Yes definitely. So many people approach plastic free living as an all or nothing approach but it’s really more about careful and intentional consumption. It’s a way of protesting against a wasteful society and saying we can do better. Making better choices as often as possible is what it is all about.
9- If someone was interested in living Plastic free, is there anything you’d recommend they do before taking the plunge?
Yes, be kind to yourself and set achievable goals, everyone is in a different situation so do what works for you. I believe a good place to start is to go to each room in the house with a pen and paper and list all the single use plastic things you own in one column. Next spend some time thinking about the alternatives for each one of those items and write your answer in the second column. You might find some things are an easy switch and others will require more research, learning something new or some sort of investment. Give all the easy things a priority one in the third column, the slightly more difficult things a priority two rating, and finally all the difficult things a priority three rating. Now start with all the priority one changes and enjoy the process.
10- I always imagine living Plastic free to be expensive, is this the case?
This is a common misconception. At the heart of plastic free living is simplicity; good fresh food, multi-use ingredients/products, and natural and ethical alternatives. You will find that you won’t need to buy half the things you did before. Bicarb soda and vinegar will do one thousand things for you. You won’t be paying extra for packaging and you will probably make more from scratch which will save you money. There’s a focus on eliminating the unnecessary and becoming more resourceful or thrifty. I am saving between $150-$200 on my weekly household expenses. I make a point of using what I have already (e.g. repurposing items) and getting secondhand wherever possible because consumption is the biggest generator of waste. Be mindful and critical of your purchasing choices, and you will find that you don’t need to go out and buy lots of new things to live this lifestyle. For example, there are alternatives to plastic cling wrap that won’t cost you a thing.

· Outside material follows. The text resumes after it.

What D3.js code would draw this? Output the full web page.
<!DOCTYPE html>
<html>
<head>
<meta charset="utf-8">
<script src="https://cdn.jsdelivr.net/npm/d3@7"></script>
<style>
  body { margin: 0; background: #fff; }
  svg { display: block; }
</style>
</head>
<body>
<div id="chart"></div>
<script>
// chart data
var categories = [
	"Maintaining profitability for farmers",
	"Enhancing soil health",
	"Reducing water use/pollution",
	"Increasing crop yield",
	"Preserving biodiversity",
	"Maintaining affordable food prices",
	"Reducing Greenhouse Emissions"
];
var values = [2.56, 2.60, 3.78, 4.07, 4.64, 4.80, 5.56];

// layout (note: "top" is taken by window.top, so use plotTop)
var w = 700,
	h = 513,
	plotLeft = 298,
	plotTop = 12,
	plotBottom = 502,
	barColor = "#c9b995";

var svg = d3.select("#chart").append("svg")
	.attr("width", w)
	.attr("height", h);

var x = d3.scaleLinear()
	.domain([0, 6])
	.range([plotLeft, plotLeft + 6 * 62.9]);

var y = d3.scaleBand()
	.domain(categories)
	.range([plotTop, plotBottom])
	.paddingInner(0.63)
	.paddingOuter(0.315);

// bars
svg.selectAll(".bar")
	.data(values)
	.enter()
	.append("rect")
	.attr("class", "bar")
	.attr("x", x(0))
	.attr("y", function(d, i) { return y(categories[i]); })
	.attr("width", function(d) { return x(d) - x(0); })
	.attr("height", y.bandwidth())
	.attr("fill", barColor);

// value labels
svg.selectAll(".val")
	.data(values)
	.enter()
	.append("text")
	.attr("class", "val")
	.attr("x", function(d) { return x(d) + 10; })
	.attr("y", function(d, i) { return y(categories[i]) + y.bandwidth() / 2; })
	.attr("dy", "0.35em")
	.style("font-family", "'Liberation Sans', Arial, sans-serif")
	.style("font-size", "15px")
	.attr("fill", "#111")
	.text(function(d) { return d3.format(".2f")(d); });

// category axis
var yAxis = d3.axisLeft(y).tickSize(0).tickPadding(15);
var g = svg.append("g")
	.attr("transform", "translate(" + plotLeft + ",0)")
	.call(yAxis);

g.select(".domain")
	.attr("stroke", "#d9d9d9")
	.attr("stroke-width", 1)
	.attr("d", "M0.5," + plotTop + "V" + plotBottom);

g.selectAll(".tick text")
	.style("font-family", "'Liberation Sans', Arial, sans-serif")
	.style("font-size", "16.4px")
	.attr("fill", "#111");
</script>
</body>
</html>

But as I said above, it does us no good to focus on the cheapest option. Filling our homes with healthy food and natural items should be considered more valuable than the latest car, or the biggest TV.
11- Does living this lifestyle mean you can’t buy a new Laptop, TV or car etc, as they all have plastic in them?
When we talk about living plastic free, it’s really a shortening for living single-use plastic free. It’s about trying to eliminating disposable plastic items from your life such as straws, plastic shopping bags, food packaging, takeaway containers and cutlery, coffee cups, shampoo bottles, toothbrushes, sponges, cleaning products and so on – it’s everywhere! But because people living this way recognise the health and environmental impacts of plastics, they will also try to avoid and eliminate plastic in other situations too. Similarly, people will often start aiming for zero waste like I am now striving for (that’s why the pizza box bothers me). So yes you can own a laptop, car and TV but you might want to look for good secondhand options first, and find ways to reduce your use of resources like energy.
I have found plastic free living to be a really effective launch pad for (re)focusing on all the other sustainability issues I care about.
12- Have you ever regretted you decision, even for a day?
Not at all. Some days are harder than others but generally speaking it gets easier as time goes on, and I keep discovering new benefits. Using the blog as a way to connect with others who feel the same has been a great source of support.
13- Do you feel like the Plastic free movement is becoming bigger, and how exciting is it to be a part of?
Yes, I think it is. I have been amazed by the uptake and sharing of ideas through my own blog. I think people are ready for change and just need to be shown what is possible. Individuals can make a difference and my kids will know what I did to fight for a better future. I am certainly motivated to be part of the solution
Thank you so much Tammy, you have truly inspired me!